1曲目は、ショスタコーヴィチ作曲(ハンスバーガー編)/祝典序曲。細かな連符がよく揃っていて、伸びやかな歌もあります。トランペットのファンファーレも輝かしい。フルート、オーボエ、ファゴットを雛壇の一列目に配置するのが珍しい。曲間の司会は「MC係」の三年生の男子生徒でした。原稿なしで話すのがすごい。
2曲目は、三浦秀秋編/平成大ヒットメドレー。あと数日で終わる平成を振り返るにはぴったりの選曲です。ZARD「負けないで」、スピッツ「空も飛べるはず」などがワンフレーズでメドレーされました。最近の曲では、米津玄師「Lemon」もありました。槇原敬之「世界に一つだけの花」は全員が起立して無伴奏合唱で歌われましたが、原曲では普通に吹奏楽で演奏されるので、洛南オリジナルでしょう。冒頭のドラムは電子音になっていました。ソロは前のスタンドマイクまで出てきて演奏しました。アンサンブルもあったり、ステージ前でフラッグのアトラクションもありました。
演奏終了後に、池内が「入部したばかりの1年生16名も演奏している」と紹介し起立させました。池内の紹介で、アンコールは、マクグラナハン作曲/いざ起(た)て戦人(いくさびと)よ。全員が起立して、無伴奏合唱でした。吹奏楽部ですが、合唱も重視しているようです。
続いて、アンコール2曲目は、カーマイケル作曲/ジョージア・オン・マイ・マインド(我が心のジョージア)。洛南高校の演奏会で最後によく演奏される曲のようです。マーチングバンドのようなアレンジで、最後は立ち上がってステップしながら演奏しました。演奏の途中で指揮の池内は退場しました。

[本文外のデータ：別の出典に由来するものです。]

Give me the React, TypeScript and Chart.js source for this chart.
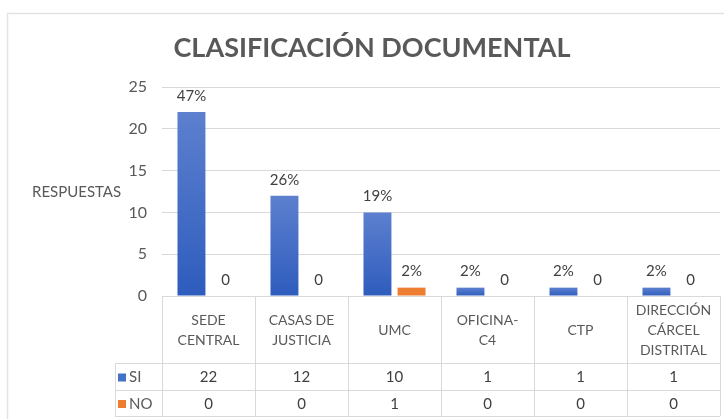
import React, { useEffect, useRef } from 'react';
import { Chart, registerables } from 'chart.js';

Chart.register(...registerables);

const TITLE = 'CLASIFICACIÓN DOCUMENTAL';
const Y_AXIS_LABEL = 'RESPUESTAS';
const categories: string[][] = [
  ['SEDE', 'CENTRAL'],
  ['CASAS DE', 'JUSTICIA'],
  ['UMC'],
  ['OFICINA-', 'C4'],
  ['CTP'],
  ['DIRECCIÓN', 'CÁRCEL', 'DISTRITAL'],
];
const seriesNames = ['SI', 'NO'];
const siValues = [22, 12, 10, 1, 1, 1];
const noValues = [0, 0, 1, 0, 0, 0];
const siLabels = ['47%', '26%', '19%', '2%', '2%', '2%'];
const noLabels = ['0', '0', '2%', '0', '0', '0'];
const Y_MAX = 25;
const Y_STEP = 5;

const FONT = 'Lato, "Open Sans", sans-serif';
const TEXT = '#595959';
const GRID = '#d9d9d9';
const SI_COLOR = '#4472c4';
const NO_COLOR = '#ed7d31';

const siGradient = (ctx: any) => {
  const chart = ctx.chart;
  const area = chart.chartArea;
  if (!area || ctx.parsed == null) return SI_COLOR;
  const y = chart.scales.y;
  const top = y.getPixelForValue(ctx.parsed.y);
  const bottom = y.getPixelForValue(0);
  if (!isFinite(top) || bottom - top < 1) return SI_COLOR;
  const g = chart.ctx.createLinearGradient(0, top, 0, bottom);
  g.addColorStop(0, '#5d80cf');
  g.addColorStop(1, '#2e5cbd');
  return g;
};

const extrasPlugin = {
  id: 'excelExtras',
  beforeDraw(chart: any) {
    const { ctx, width, height } = chart;
    ctx.save();
    ctx.fillStyle = '#ffffff';
    ctx.fillRect(0, 0, width, height);
    ctx.strokeStyle = '#e3e3e3';
    ctx.lineWidth = 1.5;
    ctx.strokeRect(7.5, 13.5, width + 20, height + 20);
    ctx.restore();
  },
  afterDraw(chart: any) {
    const { ctx, chartArea, scales } = chart;
    const x = scales.x;
    const n = categories.length;
    ctx.save();

    // Title
    ctx.font = `bold 27px ${FONT}`;
    ctx.fillStyle = TEXT;
    ctx.textAlign = 'center';
    ctx.textBaseline = 'middle';
    ctx.fillText(TITLE, 372, 48);

    // Y axis label (horizontal)
    ctx.font = `15px ${FONT}`;
    ctx.textAlign = 'left';
    ctx.fillText(Y_AXIS_LABEL, 32, 192);

    // Data labels
    ctx.font = `15px ${FONT}`;
    ctx.fillStyle = '#404040';
    ctx.textAlign = 'center';
    const labelSets = [siLabels, noLabels];
    chart.data.datasets.forEach((_: any, di: number) => {
      const meta = chart.getDatasetMeta(di);
      meta.data.forEach((el: any, i: number) => {
        ctx.fillText(labelSets[di][i], el.x, el.y - 16);
      });
    });

    // Data table
    const right = chartArea.right;
    const top = chartArea.bottom;
    const headerBottom = top + 67;
    const row1Bottom = headerBottom + 27;
    const row2Bottom = row1Bottom + 26;
    const legendLeft = 115;
    const bounds: number[] = [];
    for (let i = 0; i <= n; i++) bounds.push(x.getPixelForValue(i - 0.5));

    ctx.strokeStyle = GRID;
    ctx.lineWidth = 1;
    ctx.beginPath();
    bounds.forEach((bx) => {
      const px = Math.round(bx) + 0.5;
      ctx.moveTo(px, top);
      ctx.lineTo(px, row2Bottom);
    });
    [headerBottom, row1Bottom, row2Bottom].forEach((yy) => {
      const py = Math.round(yy) + 0.5;
      ctx.moveTo(legendLeft, py);
      ctx.lineTo(right, py);
    });
    ctx.moveTo(legendLeft + 0.5, headerBottom);
    ctx.lineTo(legendLeft + 0.5, row2Bottom);
    ctx.stroke();

    // Header labels
    ctx.font = `14px ${FONT}`;
    ctx.fillStyle = TEXT;
    ctx.textAlign = 'center';
    ctx.textBaseline = 'middle';
    const headerMid = (top + headerBottom) / 2 + 1;
    categories.forEach((lines, i) => {
      const cx = (bounds[i] + bounds[i + 1]) / 2;
      const lh = 20;
      const start = headerMid - ((lines.length - 1) * lh) / 2;
      lines.forEach((ln, j) => ctx.fillText(ln, cx, start + j * lh));
    });

    // Rows
    const rows = [siValues, noValues];
    const colors = [SI_COLOR, NO_COLOR];
    const rowMids = [(headerBottom + row1Bottom) / 2 + 1, (row1Bottom + row2Bottom) / 2 + 1];
    rows.forEach((vals, r) => {
      const cy = rowMids[r];
      ctx.fillStyle = colors[r];
      ctx.fillRect(legendLeft + 3, cy - 4, 8, 8);
      ctx.fillStyle = TEXT;
      ctx.textAlign = 'left';
      ctx.font = `15px ${FONT}`;
      ctx.fillText(seriesNames[r], legendLeft + 14, cy);
      ctx.textAlign = 'center';
      ctx.fillStyle = '#404040';
      vals.forEach((v, i) => {
        ctx.fillText(String(v), (bounds[i] + bounds[i + 1]) / 2, cy);
      });
    });

    ctx.restore();
  },
};

export default function App() {
  const ref = useRef<HTMLCanvasElement | null>(null);
  useEffect(() => {
    if (!ref.current) return;
    const chart = new Chart(ref.current, {
      type: 'bar',
      data: {
        labels: categories,
        datasets: [
          { label: seriesNames[0], data: siValues, backgroundColor: siGradient, borderWidth: 0 },
          { label: seriesNames[1], data: noValues, backgroundColor: NO_COLOR, borderWidth: 0 },
        ],
      },
      options: {
        responsive: false,
        animation: false,
        devicePixelRatio: 1,
        categoryPercentage: 0.733,
        barPercentage: 0.82,
        layout: { padding: { top: 87, right: 4, bottom: 123, left: 0 } },
        plugins: {
          legend: { display: false },
          tooltip: { enabled: false },
          title: { display: false },
        },
        scales: {
          x: { display: false },
          y: {
            min: 0,
            max: Y_MAX,
            ticks: {
              stepSize: Y_STEP,
              padding: 15,
              color: TEXT,
              font: { family: FONT, size: 16 },
            },
            grid: { color: GRID, drawTicks: false },
            border: { display: false },
            afterFit(scale: any) {
              scale.width = 162;
            },
          },
        },
      },
      plugins: [extrasPlugin],
    } as any);
    return () => chart.destroy();
  }, []);

  return (
    <div style={{ position: 'fixed', left: 0, top: 0, width: 724, height: 419, background: '#fff' }}>
      <canvas ref={ref} width={724} height={419} style={{ display: 'block' }} />
    </div>
  );
}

京都両洋高校吹奏楽部は、2011年に葛城武周(かつらぎたけし)が顧問に着任して、関西大会常連校に急成長しました。今年2月には、第6回全日本ポップス&ジャズバンドグランプリ大会〜ALL JAPAN SWING BRASS SUPER LIVE 2019〜で、文部科学大臣賞を受賞しました。なお、「HERZ(ヘルツ)」とは、ドイツ語で「心」の意味とのこと。

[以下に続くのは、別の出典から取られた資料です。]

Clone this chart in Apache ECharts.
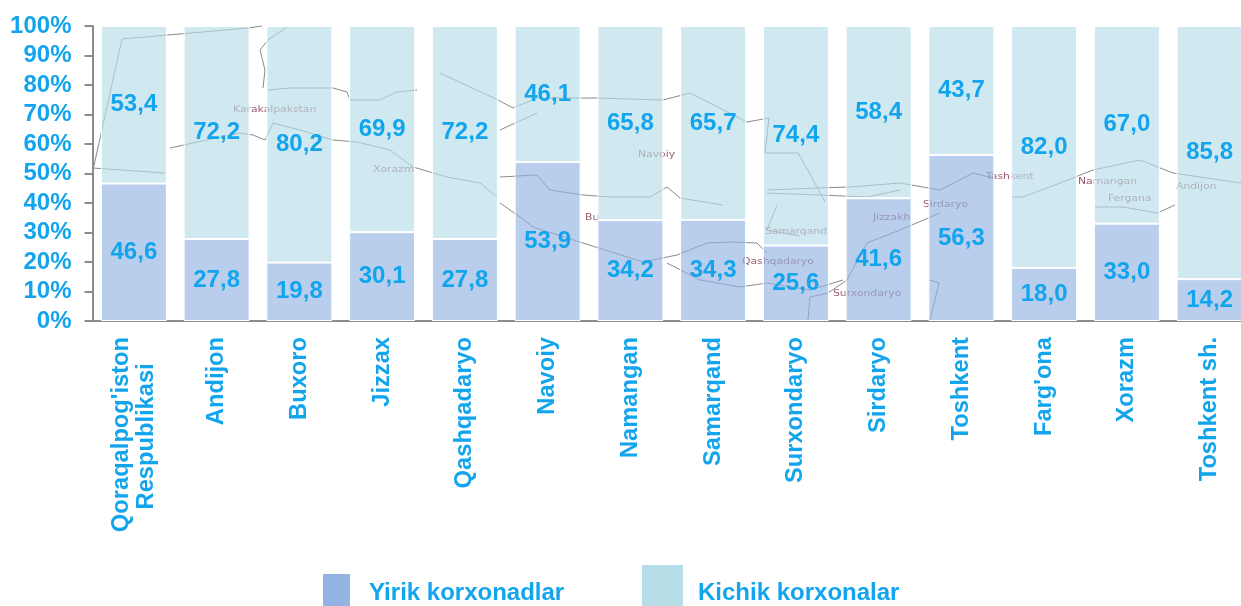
<!DOCTYPE html>
<html>
<head>
<meta charset="utf-8">
<style>
  html, body { margin: 0; padding: 0; background: #fff; overflow: hidden; }
  /* the last band runs past the window edge in the source picture */
  #chart { width: 1252px; height: 606px; }
</style>
<script src="https://cdn.jsdelivr.net/npm/echarts@6/dist/echarts.min.js"></script>
</head>
<body>
<div id="chart"></div>
<script>
const categories = ["Qoraqalpog'iston\nRespublikasi    ", 'Andijon', 'Buxoro', 'Jizzax', 'Qashqadaryo', 'Navoiy', 'Namangan', 'Samarqand', 'Surxondaryo', 'Sirdaryo', 'Toshkent', "Farg'ona", 'Xorazm', 'Toshkent sh.']
const largeShare = [46.6, 27.8, 19.8, 30.1, 27.8, 53.9, 34.2, 34.3, 25.6, 41.6, 56.3, 18.0, 33.0, 14.2]
const smallShare = [53.4, 72.2, 80.2, 69.9, 72.2, 46.1, 65.8, 65.7, 74.4, 58.4, 43.7, 82.0, 67.0, 85.8]
const largeName = 'Yirik korxonadlar'
const smallName = 'Kichik korxonalar'

// faint map behind the bars, traced by eye
const mapLines = [
  [[93, 170], [122, 39], [248, 28], [262, 26]],
  [[93, 168], [165, 173]],
  [[170, 148], [193, 143], [240, 133], [253, 135], [265, 140], [273, 123], [300, 130], [333, 140], [357, 142], [390, 150], [413, 167], [430, 172], [447, 177], [480, 183], [497, 197]],
  [[287, 27], [268, 40], [260, 50], [265, 70], [263, 88]],
  [[268, 90], [290, 88], [333, 88], [347, 92], [350, 100], [380, 100], [397, 92], [417, 90]],
  [[440, 73], [498, 100], [513, 108], [537, 98], [597, 98], [663, 100], [690, 93], [747, 122], [769, 118], [765, 153], [798, 153], [815, 183], [825, 202]],
  [[500, 130], [537, 113]],
  [[500, 177], [537, 175], [550, 190], [583, 195], [610, 197], [623, 197], [650, 197], [667, 187], [680, 198], [723, 205]],
  [[500, 203], [520, 217], [533, 227], [583, 243], [643, 262], [677, 255], [707, 243], [730, 242], [757, 243], [767, 253]],
  [[667, 263], [700, 280], [740, 287], [767, 283], [810, 290], [843, 280]],
  [[767, 190], [817, 188], [850, 187], [900, 183], [940, 190], [973, 173], [993, 178]],
  [[767, 193], [820, 195], [867, 197], [900, 190]],
  [[777, 205], [767, 230], [800, 236]],
  [[808, 320], [810, 297], [828, 293], [847, 280], [867, 243], [900, 230], [940, 213]],
  [[1012, 197], [1023, 197], [1060, 183], [1093, 170], [1140, 160], [1173, 173], [1241, 183]],
  [[1095, 207], [1123, 207], [1157, 213], [1175, 205]],
  [[930, 280], [939, 283], [930, 320]]
]
const mapLabels = [
  { text: 'Karakalpakstan', x: 233, y: 110 },
  { text: 'Xorazm', x: 373, y: 170 },
  { text: 'Navoiy', x: 638, y: 155 },
  { text: 'Bu', x: 585, y: 218 },
  { text: 'Samarqand', x: 765, y: 232 },
  { text: 'Qashqadaryo', x: 742, y: 262 },
  { text: 'Jizzakh', x: 873, y: 218 },
  { text: 'Surxondaryo', x: 833, y: 294 },
  { text: 'Sirdaryo', x: 923, y: 205 },
  { text: 'Tashkent', x: 986, y: 177 },
  { text: 'Namangan', x: 1078, y: 182 },
  { text: 'Fergana', x: 1108, y: 199 },
  { text: 'Andijon', x: 1176, y: 187 }
]

const textColor = '#12a5ee'
const axisColor = '#8c8c8c'
const fontFamily = '"Liberation Sans", Arial, sans-serif'

const barLabel = {
  show: true,
  position: 'inside',
  color: textColor,
  fontFamily,
  fontWeight: 'bold',
  fontSize: 24,
  formatter: (params) => params.value.toFixed(1).replace('.', ',')
}

const legendFont = { color: textColor, fontFamily, fontWeight: 'bold', fontSize: 24 }

const legendBase = {
  orient: 'horizontal',
  icon: 'rect',
  padding: 0,
  selectedMode: false,
  formatter: '{t|{name}}'
}

const mapGraphics = [
  ...mapLines.map((points) => ({
    type: 'polyline',
    silent: true,
    z: -1,
    shape: { points },
    style: { stroke: '#8a8a8a', lineWidth: 1, fill: null }
  })),
  ...mapLabels.map((item) => ({
    type: 'text',
    silent: true,
    z: -1,
    x: item.x,
    y: item.y,
    scaleX: 1.35,
    style: { text: item.text, fill: '#9c5a6e', font: '8px "DejaVu Sans"', textVerticalAlign: 'middle' }
  }))
]

const chart = echarts.init(document.getElementById('chart'), null, { renderer: 'canvas' })
chart.setOption({
  animation: false,
  backgroundColor: '#fff',
  grid: { left: 92.5, top: 26, width: 1158.5, height: 295, containLabel: false },
  graphic: mapGraphics,
  legend: [
    { ...legendBase, data: [largeName], left: 323, top: 574, itemWidth: 27, itemHeight: 32, itemStyle: { color: '#93b4e3', borderWidth: 0 },
      textStyle: { ...legendFont, rich: { t: { ...legendFont, padding: [6, 0, 0, 14] } } } },
    { ...legendBase, data: [smallName], left: 642, top: 565, itemWidth: 41, itemHeight: 41, itemStyle: { color: '#b7dde8', borderWidth: 0 },
      textStyle: { ...legendFont, rich: { t: { ...legendFont, padding: [16, 0, 0, 10] } } } }
  ],
  xAxis: {
    type: 'category',
    data: categories,
    axisLine: { lineStyle: { color: axisColor, width: 2 } },
    axisTick: { length: 7, lineStyle: { color: axisColor, width: 2 } },
    axisLabel: {
      interval: 0,
      rotate: 90,
      margin: 16,
      color: textColor,
      fontFamily,
      fontWeight: 'bold',
      fontSize: 23.7,
      lineHeight: 25
    }
  },
  yAxis: {
    type: 'value',
    min: 0,
    max: 100,
    interval: 10,
    splitLine: { show: false },
    axisLine: { show: true, lineStyle: { color: axisColor, width: 2 } },
    axisTick: { show: true, length: 8, lineStyle: { color: axisColor, width: 2 } },
    axisLabel: {
      formatter: '{value}%',
      margin: 21,
      color: textColor,
      fontFamily,
      fontWeight: 'bold',
      fontSize: 24
    }
  },
  series: [
    {
      name: largeName,
      type: 'bar',
      stack: 'share',
      barWidth: 66,
      data: largeShare,
      label: barLabel,
      itemStyle: { color: 'rgba(147, 180, 227, 0.65)', borderColor: '#fff', borderWidth: 1 }
    },
    {
      name: smallName,
      type: 'bar',
      stack: 'share',
      barWidth: 66,
      data: smallShare,
      label: barLabel,
      itemStyle: { color: 'rgba(183, 221, 232, 0.65)', borderColor: '#fff', borderWidth: 1 }
    }
  ]
})
</script>
</body>
</html>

120名を超える部員数を誇っているということで、人数が多く、ステージはぎっしりでしたが、おそらく2〜3年生だけでしょう。指揮の葛城武周はまじめそうな先生。司会は男性生徒が務めました。
1曲目は、バート作曲(三塚知貴編)/ロシアより愛を込めて。007シリーズ「ロシアより愛を込めて」の主題歌のジャズアレンジです。自分が吹いていないときは首を左右に揺らしたり、トロンボーンのソロをみんなで指差したり、見た目にも楽しそうな演奏。

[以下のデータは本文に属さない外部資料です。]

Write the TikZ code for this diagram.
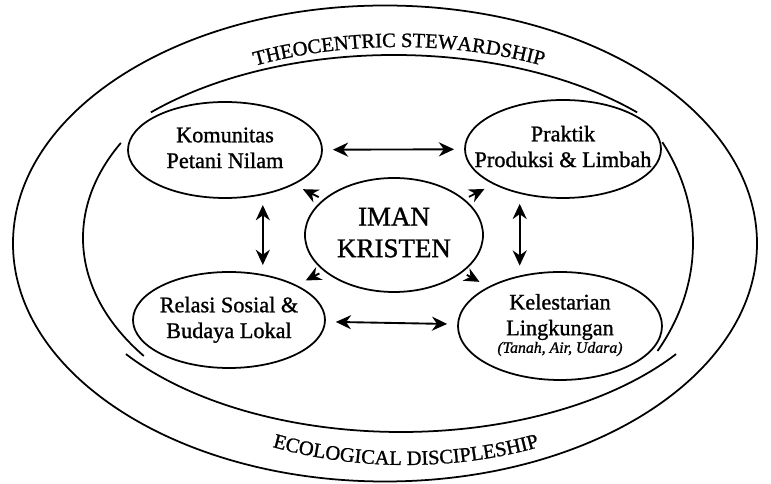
\documentclass[tikz,border=0pt]{standalone}
\usepackage{fontspec}
\setmainfont{Liberation Serif}[FakeBold=1.1]
\usetikzlibrary{shapes.geometric, arrows.meta, decorations.text}
\newcommand{\blobtext}[1]{\makebox[0pt]{\begin{tabular}{@{}c@{}}#1\end{tabular}}}
\tikzset{
  ring/.style={line width=1.5pt},
  blob/.style={draw, ellipse, line width=1.5pt, inner sep=0pt, font=\fontsize{19}{22}\selectfont},
  twoway/.style={{Stealth[length=13pt,width=12pt]}-{Stealth[length=13pt,width=12pt]}, line width=1.6pt, shorten <=0.3cm, shorten >=0.3cm},
  radiate/.style={-{Stealth[length=13pt,width=12pt]}, line width=1.6pt, shorten <=0.15cm, shorten >=0.3cm}
}
\begin{document}
\begin{tikzpicture}[x=0.03cm, y=0.03cm]
\useasboundingbox (-385,-241) rectangle (386,243);
\draw[ring] (0,-0.5) ellipse[x radius=372, y radius=238];
\draw[ring] (9,0) ++(136:338 and 188) arc[start angle=136, end angle=44, x radius=338, y radius=188];
\draw[ring] (0,5) ++(151:302 and 196) arc[start angle=151, end angle=217, x radius=302, y radius=196];
\draw[ring] (16,0) ++(216:340 and 189) arc[start angle=216, end angle=324, x radius=340, y radius=189];
\draw[ring] (5,0) ++(26:303 and 230) arc[start angle=26, end angle=-28, x radius=303, y radius=230];
\path[decorate, decoration={text along path, text align=center, text={|\fontsize{17.5}{20}\selectfont|THEOCENTRIC STEWARDSHIP}}]
  (14,0) ++(180:337 and 196) arc[start angle=180, end angle=0, x radius=337, y radius=196];
\path[decorate, decoration={text along path, text align=center, text={|\fontsize{17.5}{20}\selectfont|ECOLOGICAL DISCIPLESHIP}}]
  (21,0) ++(180:337 and 222) arc[start angle=180, end angle=360, x radius=337, y radius=222];
\node[blob, minimum width=5.82cm, minimum height=2.88cm] (kom) at (-160,93) {\blobtext{Komunitas\\Petani Nilam}};
\node[blob, minimum width=5.88cm, minimum height=2.94cm] (prak) at (178,94) {\blobtext{Praktik\\Produksi \& Limbah}};
\node[blob, minimum width=5.76cm, minimum height=2.88cm] (rel) at (-156,-77) {\blobtext{Relasi Sosial \&\\Budaya Lokal}};
\node[blob, minimum width=6.12cm, minimum height=3.24cm] (kel) at (175,-83) {\blobtext{Kelestarian\\Lingkungan\\[-7pt]{\fontsize{13.5}{15}\selectfont\itshape (Tanah, Air, Udara)}}};
\node[blob, minimum width=5.34cm, minimum height=3.42cm, font=\fontsize{23}{27}\selectfont] (iman) at (9,8) {\blobtext{IMAN\\KRISTEN}};
\draw[twoway] (kom) -- (prak);
\draw[twoway] (rel) -- (kel);
\draw[twoway] (kom.-50) -- (kom.-50 |- rel.50);
\draw[twoway] (prak.-134) -- (prak.-134 |- kel.129);
\foreach \n in {kom,prak,rel,kel}
  \draw[radiate] (iman) -- (\n);
\end{tikzpicture}
\end{document}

2曲目は、星出尚志編/ジャパニーズ・グラフィティXVII「美空ひばりメドレー」。「リンゴ追分」のゆったりとしたテンポ感がいい。
3曲目は、久石譲(後藤洋編)作曲/吹奏楽のための交響的ファンタジー「ハウルの動く城」。先月の吹奏楽部ヨーロッパ演奏旅行(ドヴォルザーク・ホール)で演奏したとのこと。シンフォニックで緊張感のある演奏で、舞台下にウィンドマシーンが置かれ、ハープもわざわざ持ってきました。ハイレベルな演奏でした。
4曲目は、アニーよりトゥモロー。中盤では、制服を着た合唱隊がステージ下に登場しましたが、1年生とのこと。大人数です。
続けて、5曲目はチェイス作曲/Get It On〜黒い炎〜。ステージでウェーブが起こるなど楽しそうですが、葛城は淡々と指揮していました。司会によると、「トゥモロー」とこの曲は「HERZの十八番(おはこ)」とのこと。
少人数の洛南高校吹奏楽部とは好対照で、大人数による豊かな響きを堪能できました。
プログラム1曲目は、モーツァルト作曲/ピアノ協奏曲第20番。ピアノ独奏は、小林愛実。小林のすぐ左横から映るカメラがあり、字幕もつけられていて、映像のクオリティーが高い。小林愛実のアンコール(ショパン作曲/ノクターン第20番(遺作))もきちんと収録されています。
プログラム2曲目は、R.シュトラウス作曲/交響詩「英雄の生涯」。奏者をドアップでクローズアップした映像があり、カメラワークもいい。
過去の映像が丁寧にアーカイブされていて、すばらしい。ここで上映されるだけではもったいないので、ぜひDVD化を希望したいです。
<全体の感想>
「オーケストラコンサートII」の前後に、「ローム・スクエアコンサート」が設定されていて、移動時間が少ないので、ややあわただしいスケジュールでした。ロームミュージックフレンズが出演するコンサートなので、高水準の演奏が期待できます。次回以降も楽しみです。